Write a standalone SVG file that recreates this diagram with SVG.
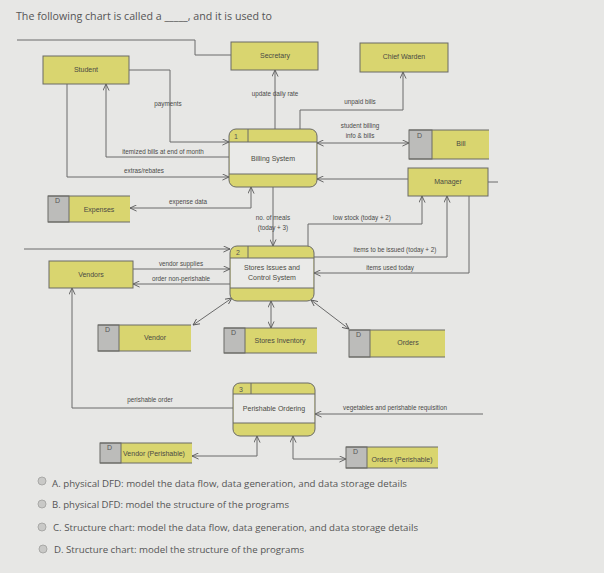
<svg xmlns="http://www.w3.org/2000/svg" width="604" height="573" viewBox="0 0 604 573">
<defs>
<marker id="ah" viewBox="0 0 8 8" refX="7.5" refY="4" markerWidth="7" markerHeight="7" markerUnits="userSpaceOnUse" orient="auto-start-reverse">
<path d="M0,0.5 L7.5,4 L0,7.5" fill="none" stroke="#555" stroke-width="1"/>
</marker>
<style>
.bg{fill:#e7e7e5}
.ent{fill:#d9d56f;stroke:#6a6a66;stroke-width:1}
.dcell{fill:#bcbcba;stroke:#6a6a66;stroke-width:1}
.store{fill:#d9d56f}
.sline{fill:none;stroke:#6a6a66;stroke-width:1}
.pmid{fill:#eaeae8}
.pout{fill:none;stroke:#6a6a66;stroke-width:1}
.py{fill:#d9d56f}
.lbl{font-family:"Liberation Sans",Arial,sans-serif;font-size:7px;fill:#4a4a44;text-anchor:middle}
.sm{font-family:"Liberation Sans",Arial,sans-serif;font-size:6.3px;fill:#4a4a48;text-anchor:middle}
.id{font-family:"Liberation Sans",Arial,sans-serif;font-size:7px;fill:#555}
.q{font-family:"Open Sans","Liberation Sans",sans-serif;fill:#555555}
.c{fill:none;stroke:#6a6a6a;stroke-width:1}
.ca{fill:none;stroke:#6a6a6a;stroke-width:1;marker-end:url(#ah)}
.cb{fill:none;stroke:#6a6a6a;stroke-width:1;marker-end:url(#ah);marker-start:url(#ah)}
.radio{fill:#c9c9c7;stroke:#a9a9a7;stroke-width:1}
</style>
</defs>
<rect class="bg" x="0" y="0" width="604" height="573"/>
<text class="q" x="16" y="20" font-size="11" textLength="256" lengthAdjust="spacingAndGlyphs">The following chart is called a _____, and it is used to</text>

<g id="connectors">
<path class="c" d="M17,40 H195 V55 H231"/>
<path class="ca" d="M275,129 V70"/>
<path class="ca" d="M300,129 V110 H403 V72"/>
<path class="ca" d="M129,70 H170 V142 H229"/>
<path class="ca" d="M229,157 H106 V84"/>
<path class="ca" d="M67,84 V177 H229"/>
<path class="cb" d="M317,143 H409"/>
<path class="ca" d="M408,179 H317"/>
<path class="c" d="M488,182 H498"/>
<path class="cb" d="M130,208 H251 V187"/>
<path class="ca" d="M273,187 V246"/>
<path class="ca" d="M24,249 H230"/>
<path class="ca" d="M308,246 V224 H422 V196"/>
<path class="ca" d="M314,257 H447 V196"/>
<path class="ca" d="M469,196 V273 H314"/>
<path class="ca" d="M133,269 H230"/>
<path class="ca" d="M230,284 H133"/>
<path class="ca" d="M233,408 H72 V288"/>
<path class="cb" d="M232,298 L193,325"/>
<path class="cb" d="M271,301 V328"/>
<path class="cb" d="M311,300 L349,329"/>
<path class="ca" d="M483,414 H315"/>
<path class="cb" d="M257,436 V456 H192"/>
<path class="cb" d="M293,436 V459 H346"/>
<text class="sm" x="168" y="106">payments</text>
<text class="sm" x="275" y="96">update daily rate</text>
<text class="sm" x="360" y="104">unpaid bills</text>
<text class="sm" x="360" y="128">student billing</text>
<text class="sm" x="360" y="138">info &amp; bills</text>
<text class="sm" x="163" y="154">itemized bills at end of month</text>
<text class="sm" x="144" y="173">extras/rebates</text>
<text class="sm" x="188" y="204">expense data</text>
<text class="sm" x="273" y="220">no. of meals</text>
<text class="sm" x="273" y="230">(today + 3)</text>
<text class="sm" x="362" y="220">low stock (today + 2)</text>
<text class="sm" x="395" y="252">items to be issued (today + 2)</text>
<text class="sm" x="390" y="270">items used today</text>
<text class="sm" x="181" y="266">vendor supplies</text>
<text class="sm" x="181" y="281">order non-perishable</text>
<text class="sm" x="150" y="402">perishable order</text>
<text class="sm" x="395" y="410">vegetables and perishable requisition</text>
</g>

<g id="secretary"><rect class="ent" x="231" y="42" width="87" height="28"/><text class="lbl" x="275" y="58">Secretary</text></g>
<g id="chief-warden"><rect class="ent" x="360" y="43" width="88" height="29"/><text class="lbl" x="404" y="59">Chief Warden</text></g>
<g id="student"><rect class="ent" x="43" y="56" width="86" height="28"/><text class="lbl" x="86" y="72">Student</text></g>
<g id="manager"><rect class="ent" x="408" y="168" width="80" height="28"/><text class="lbl" x="448" y="184">Manager</text></g>
<g id="vendors"><rect class="ent" x="49" y="261" width="84" height="27"/><text class="lbl" x="91" y="277">Vendors</text></g>

<g id="billing-system">
<rect class="py" x="229" y="129" width="88" height="58" rx="7"/>
<rect class="pmid" x="229.5" y="142" width="87" height="32"/>
<path class="sline" d="M229,142 H317 M229,174 H317 M248,129 V142"/>
<rect class="pout" x="229" y="129" width="88" height="58" rx="7"/>
<text class="id" x="234" y="139">1</text>
<text class="lbl" x="273" y="161">Billing System</text>
</g>

<g id="stores-issues">
<rect class="py" x="230" y="246" width="84" height="55" rx="7"/>
<rect class="pmid" x="230.5" y="258" width="83" height="30"/>
<path class="sline" d="M230,258 H314 M230,288 H314 M248,246 V258"/>
<rect class="pout" x="230" y="246" width="84" height="55" rx="7"/>
<text class="id" x="236" y="255">2</text>
<text class="lbl" x="272" y="270">Stores Issues and</text>
<text class="lbl" x="272" y="280">Control System</text>
</g>

<g id="perishable-ordering">
<rect class="py" x="233" y="383" width="82" height="53" rx="7"/>
<rect class="pmid" x="233.5" y="394" width="81" height="29"/>
<path class="sline" d="M233,394 H315 M233,423 H315 M251,383 V394"/>
<rect class="pout" x="233" y="383" width="82" height="53" rx="7"/>
<text class="id" x="239" y="392">3</text>
<text class="lbl" x="274" y="411">Perishable Ordering</text>
</g>

<g id="bill">
<rect class="store" x="409" y="130" width="80" height="29"/>
<rect class="dcell" x="409" y="130" width="23" height="29"/>
<path class="sline" d="M409,130 H489 M409,159 H489"/>
<text class="id" x="417" y="138">D</text>
<text class="lbl" x="461" y="146">Bill</text>
</g>
<g id="expenses">
<rect class="store" x="48" y="196" width="82" height="26"/>
<rect class="dcell" x="48" y="196" width="21" height="26"/>
<path class="sline" d="M48,196 H130 M48,222 H130"/>
<text class="id" x="55" y="203">D</text>
<text class="lbl" x="99" y="212">Expenses</text>
</g>
<g id="vendor">
<rect class="store" x="98" y="325" width="93" height="26"/>
<rect class="dcell" x="98" y="325" width="21" height="26"/>
<path class="sline" d="M98,325 H191 M98,351 H191"/>
<text class="id" x="105" y="332">D</text>
<text class="lbl" x="155" y="340">Vendor</text>
</g>
<g id="stores-inventory">
<rect class="store" x="224" y="328" width="93" height="25"/>
<rect class="dcell" x="224" y="328" width="21" height="25"/>
<path class="sline" d="M224,328 H317 M224,353 H317"/>
<text class="id" x="231" y="335">D</text>
<text class="lbl" x="280" y="343">Stores Inventory</text>
</g>
<g id="orders">
<rect class="store" x="349" y="330" width="96" height="27"/>
<rect class="dcell" x="349" y="330" width="21" height="27"/>
<path class="sline" d="M349,330 H445 M349,357 H445"/>
<text class="id" x="356" y="337">D</text>
<text class="lbl" x="408" y="345">Orders</text>
</g>
<g id="vendor-perishable">
<rect class="store" x="100" y="443" width="92" height="20"/>
<rect class="dcell" x="100" y="443" width="21" height="20"/>
<path class="sline" d="M100,443 H192 M100,463 H192"/>
<text class="id" x="107" y="450">D</text>
<text class="lbl" x="154" y="456" font-size="5.8">Vendor (Perishable)</text>
</g>
<g id="orders-perishable">
<rect class="store" x="346" y="447" width="92" height="21"/>
<rect class="dcell" x="346" y="447" width="21" height="21"/>
<path class="sline" d="M346,447 H438 M346,468 H438"/>
<text class="id" x="353" y="454">D</text>
<text class="lbl" x="402" y="462" font-size="5.8">Orders (Perishable)</text>
</g>

<g id="options">
<circle class="radio" cx="42" cy="481" r="4"/>
<circle class="radio" cx="42" cy="504" r="4"/>
<circle class="radio" cx="42" cy="527" r="4"/>
<circle class="radio" cx="43" cy="549" r="4"/>
<text class="q" x="52" y="487" font-size="9.5" textLength="355" lengthAdjust="spacingAndGlyphs">A. physical DFD: model the data flow, data generation, and data storage details</text>
<text class="q" x="52" y="508" font-size="9.5" textLength="237" lengthAdjust="spacingAndGlyphs">B. physical DFD: model the structure of the programs</text>
<text class="q" x="53" y="531" font-size="9.5" textLength="365" lengthAdjust="spacingAndGlyphs">C. Structure chart:  model the data flow, data generation, and data storage details</text>
<text class="q" x="54" y="553" font-size="9.5" textLength="250" lengthAdjust="spacingAndGlyphs">D. Structure chart:   model the structure of the programs</text>
</g>
</svg>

——————————

• [GOAL]
Every line from the start of the listing above through the line with "is used to</text>" should be repeated exactly; skip the pictures and add nothing else.

• [ANSWER TO THIS EXERCISE]
Write a standalone SVG file that recreates this diagram with SVG.
<svg xmlns="http://www.w3.org/2000/svg" width="604" height="573" viewBox="0 0 604 573">
<defs>
<marker id="ah" viewBox="0 0 8 8" refX="7.5" refY="4" markerWidth="7" markerHeight="7" markerUnits="userSpaceOnUse" orient="auto-start-reverse">
<path d="M0,0.5 L7.5,4 L0,7.5" fill="none" stroke="#555" stroke-width="1"/>
</marker>
<style>
.bg{fill:#e7e7e5}
.ent{fill:#d9d56f;stroke:#6a6a66;stroke-width:1}
.dcell{fill:#bcbcba;stroke:#6a6a66;stroke-width:1}
.store{fill:#d9d56f}
.sline{fill:none;stroke:#6a6a66;stroke-width:1}
.pmid{fill:#eaeae8}
.pout{fill:none;stroke:#6a6a66;stroke-width:1}
.py{fill:#d9d56f}
.lbl{font-family:"Liberation Sans",Arial,sans-serif;font-size:7px;fill:#4a4a44;text-anchor:middle}
.sm{font-family:"Liberation Sans",Arial,sans-serif;font-size:6.3px;fill:#4a4a48;text-anchor:middle}
.id{font-family:"Liberation Sans",Arial,sans-serif;font-size:7px;fill:#555}
.q{font-family:"Open Sans","Liberation Sans",sans-serif;fill:#555555}
.c{fill:none;stroke:#6a6a6a;stroke-width:1}
.ca{fill:none;stroke:#6a6a6a;stroke-width:1;marker-end:url(#ah)}
.cb{fill:none;stroke:#6a6a6a;stroke-width:1;marker-end:url(#ah);marker-start:url(#ah)}
.radio{fill:#c9c9c7;stroke:#a9a9a7;stroke-width:1}
</style>
</defs>
<rect class="bg" x="0" y="0" width="604" height="573"/>
<text class="q" x="16" y="20" font-size="11" textLength="256" lengthAdjust="spacingAndGlyphs">The following chart is called a _____, and it is used to</text>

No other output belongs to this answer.